REQUIREMENTS ▸ Each of the entries should be retyped precisely as it appears.

--- Start of PROVIDED DATA ---

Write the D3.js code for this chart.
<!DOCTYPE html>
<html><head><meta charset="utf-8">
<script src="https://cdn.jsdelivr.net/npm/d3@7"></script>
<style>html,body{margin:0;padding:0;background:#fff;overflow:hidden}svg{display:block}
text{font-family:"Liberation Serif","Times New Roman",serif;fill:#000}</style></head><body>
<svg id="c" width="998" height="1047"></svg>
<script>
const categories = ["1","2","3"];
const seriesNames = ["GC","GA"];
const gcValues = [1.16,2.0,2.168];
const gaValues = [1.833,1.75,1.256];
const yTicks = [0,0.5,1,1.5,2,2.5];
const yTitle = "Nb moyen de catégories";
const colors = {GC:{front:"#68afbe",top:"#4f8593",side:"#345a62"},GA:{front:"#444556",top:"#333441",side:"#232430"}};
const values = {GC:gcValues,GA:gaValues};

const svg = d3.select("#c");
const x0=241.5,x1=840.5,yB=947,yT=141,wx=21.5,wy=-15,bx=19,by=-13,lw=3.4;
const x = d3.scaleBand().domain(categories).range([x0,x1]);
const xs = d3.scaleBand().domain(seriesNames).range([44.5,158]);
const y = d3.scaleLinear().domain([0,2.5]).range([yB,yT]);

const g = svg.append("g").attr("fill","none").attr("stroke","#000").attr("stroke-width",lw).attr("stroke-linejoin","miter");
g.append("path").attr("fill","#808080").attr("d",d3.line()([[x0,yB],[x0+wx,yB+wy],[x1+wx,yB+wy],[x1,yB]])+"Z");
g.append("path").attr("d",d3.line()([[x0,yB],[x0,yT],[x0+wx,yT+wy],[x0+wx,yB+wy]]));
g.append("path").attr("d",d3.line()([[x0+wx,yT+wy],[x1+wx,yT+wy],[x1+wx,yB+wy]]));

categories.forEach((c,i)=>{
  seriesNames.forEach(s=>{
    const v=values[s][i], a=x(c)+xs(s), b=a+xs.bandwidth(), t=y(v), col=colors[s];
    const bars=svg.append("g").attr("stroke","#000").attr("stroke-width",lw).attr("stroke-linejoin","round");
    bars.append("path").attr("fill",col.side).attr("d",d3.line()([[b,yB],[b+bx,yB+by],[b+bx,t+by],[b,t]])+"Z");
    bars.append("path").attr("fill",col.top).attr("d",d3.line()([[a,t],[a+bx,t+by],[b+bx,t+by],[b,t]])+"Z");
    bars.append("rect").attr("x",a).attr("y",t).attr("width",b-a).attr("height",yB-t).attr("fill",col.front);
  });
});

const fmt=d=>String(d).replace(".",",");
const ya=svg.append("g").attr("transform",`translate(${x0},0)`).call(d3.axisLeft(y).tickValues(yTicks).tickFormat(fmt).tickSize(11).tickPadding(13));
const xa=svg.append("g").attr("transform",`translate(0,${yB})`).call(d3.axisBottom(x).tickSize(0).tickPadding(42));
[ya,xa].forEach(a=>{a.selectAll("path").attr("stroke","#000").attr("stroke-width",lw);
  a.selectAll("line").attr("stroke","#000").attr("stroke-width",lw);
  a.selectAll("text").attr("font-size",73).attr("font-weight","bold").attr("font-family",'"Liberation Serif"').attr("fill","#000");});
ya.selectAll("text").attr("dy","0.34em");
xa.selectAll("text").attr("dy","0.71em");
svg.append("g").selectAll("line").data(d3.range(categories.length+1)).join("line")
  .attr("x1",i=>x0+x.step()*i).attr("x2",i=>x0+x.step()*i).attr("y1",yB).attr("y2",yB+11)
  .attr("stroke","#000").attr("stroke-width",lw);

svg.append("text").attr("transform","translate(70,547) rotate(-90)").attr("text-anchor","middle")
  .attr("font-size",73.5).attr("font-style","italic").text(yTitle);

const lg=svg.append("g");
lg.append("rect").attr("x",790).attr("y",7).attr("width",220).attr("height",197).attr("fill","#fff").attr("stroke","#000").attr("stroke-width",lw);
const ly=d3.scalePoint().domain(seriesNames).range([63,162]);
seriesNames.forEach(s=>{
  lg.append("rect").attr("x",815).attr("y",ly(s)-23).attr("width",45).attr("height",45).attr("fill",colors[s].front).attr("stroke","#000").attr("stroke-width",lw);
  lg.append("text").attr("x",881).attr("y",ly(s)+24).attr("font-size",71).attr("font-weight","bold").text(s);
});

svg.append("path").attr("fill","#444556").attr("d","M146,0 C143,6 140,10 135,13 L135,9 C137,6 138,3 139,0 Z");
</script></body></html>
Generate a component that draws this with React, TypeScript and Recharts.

--- End of PROVIDED DATA ---

SOLUTION ▸
Write the D3.js code for this chart.
<!DOCTYPE html>
<html><head><meta charset="utf-8">
<script src="https://cdn.jsdelivr.net/npm/d3@7"></script>
<style>html,body{margin:0;padding:0;background:#fff;overflow:hidden}svg{display:block}
text{font-family:"Liberation Serif","Times New Roman",serif;fill:#000}</style></head><body>
<svg id="c" width="998" height="1047"></svg>
<script>
const categories = ["1","2","3"];
const seriesNames = ["GC","GA"];
const gcValues = [1.16,2.0,2.168];
const gaValues = [1.833,1.75,1.256];
const yTicks = [0,0.5,1,1.5,2,2.5];
const yTitle = "Nb moyen de catégories";
const colors = {GC:{front:"#68afbe",top:"#4f8593",side:"#345a62"},GA:{front:"#444556",top:"#333441",side:"#232430"}};
const values = {GC:gcValues,GA:gaValues};

const svg = d3.select("#c");
const x0=241.5,x1=840.5,yB=947,yT=141,wx=21.5,wy=-15,bx=19,by=-13,lw=3.4;
const x = d3.scaleBand().domain(categories).range([x0,x1]);
const xs = d3.scaleBand().domain(seriesNames).range([44.5,158]);
const y = d3.scaleLinear().domain([0,2.5]).range([yB,yT]);

const g = svg.append("g").attr("fill","none").attr("stroke","#000").attr("stroke-width",lw).attr("stroke-linejoin","miter");
g.append("path").attr("fill","#808080").attr("d",d3.line()([[x0,yB],[x0+wx,yB+wy],[x1+wx,yB+wy],[x1,yB]])+"Z");
g.append("path").attr("d",d3.line()([[x0,yB],[x0,yT],[x0+wx,yT+wy],[x0+wx,yB+wy]]));
g.append("path").attr("d",d3.line()([[x0+wx,yT+wy],[x1+wx,yT+wy],[x1+wx,yB+wy]]));

categories.forEach((c,i)=>{
  seriesNames.forEach(s=>{
    const v=values[s][i], a=x(c)+xs(s), b=a+xs.bandwidth(), t=y(v), col=colors[s];
    const bars=svg.append("g").attr("stroke","#000").attr("stroke-width",lw).attr("stroke-linejoin","round");
    bars.append("path").attr("fill",col.side).attr("d",d3.line()([[b,yB],[b+bx,yB+by],[b+bx,t+by],[b,t]])+"Z");
    bars.append("path").attr("fill",col.top).attr("d",d3.line()([[a,t],[a+bx,t+by],[b+bx,t+by],[b,t]])+"Z");
    bars.append("rect").attr("x",a).attr("y",t).attr("width",b-a).attr("height",yB-t).attr("fill",col.front);
  });
});

const fmt=d=>String(d).replace(".",",");
const ya=svg.append("g").attr("transform",`translate(${x0},0)`).call(d3.axisLeft(y).tickValues(yTicks).tickFormat(fmt).tickSize(11).tickPadding(13));
const xa=svg.append("g").attr("transform",`translate(0,${yB})`).call(d3.axisBottom(x).tickSize(0).tickPadding(42));
[ya,xa].forEach(a=>{a.selectAll("path").attr("stroke","#000").attr("stroke-width",lw);
  a.selectAll("line").attr("stroke","#000").attr("stroke-width",lw);
  a.selectAll("text").attr("font-size",73).attr("font-weight","bold").attr("font-family",'"Liberation Serif"').attr("fill","#000");});
ya.selectAll("text").attr("dy","0.34em");
xa.selectAll("text").attr("dy","0.71em");
svg.append("g").selectAll("line").data(d3.range(categories.length+1)).join("line")
  .attr("x1",i=>x0+x.step()*i).attr("x2",i=>x0+x.step()*i).attr("y1",yB).attr("y2",yB+11)
  .attr("stroke","#000").attr("stroke-width",lw);

svg.append("text").attr("transform","translate(70,547) rotate(-90)").attr("text-anchor","middle")
  .attr("font-size",73.5).attr("font-style","italic").text(yTitle);

const lg=svg.append("g");
lg.append("rect").attr("x",790).attr("y",7).attr("width",220).attr("height",197).attr("fill","#fff").attr("stroke","#000").attr("stroke-width",lw);
const ly=d3.scalePoint().domain(seriesNames).range([63,162]);
seriesNames.forEach(s=>{
  lg.append("rect").attr("x",815).attr("y",ly(s)-23).attr("width",45).attr("height",45).attr("fill",colors[s].front).attr("stroke","#000").attr("stroke-width",lw);
  lg.append("text").attr("x",881).attr("y",ly(s)+24).attr("font-size",71).attr("font-weight","bold").text(s);
});

svg.append("path").attr("fill","#444556").attr("d","M146,0 C143,6 140,10 135,13 L135,9 C137,6 138,3 139,0 Z");
</script></body></html>
Generate a component that draws this with React, TypeScript and Recharts.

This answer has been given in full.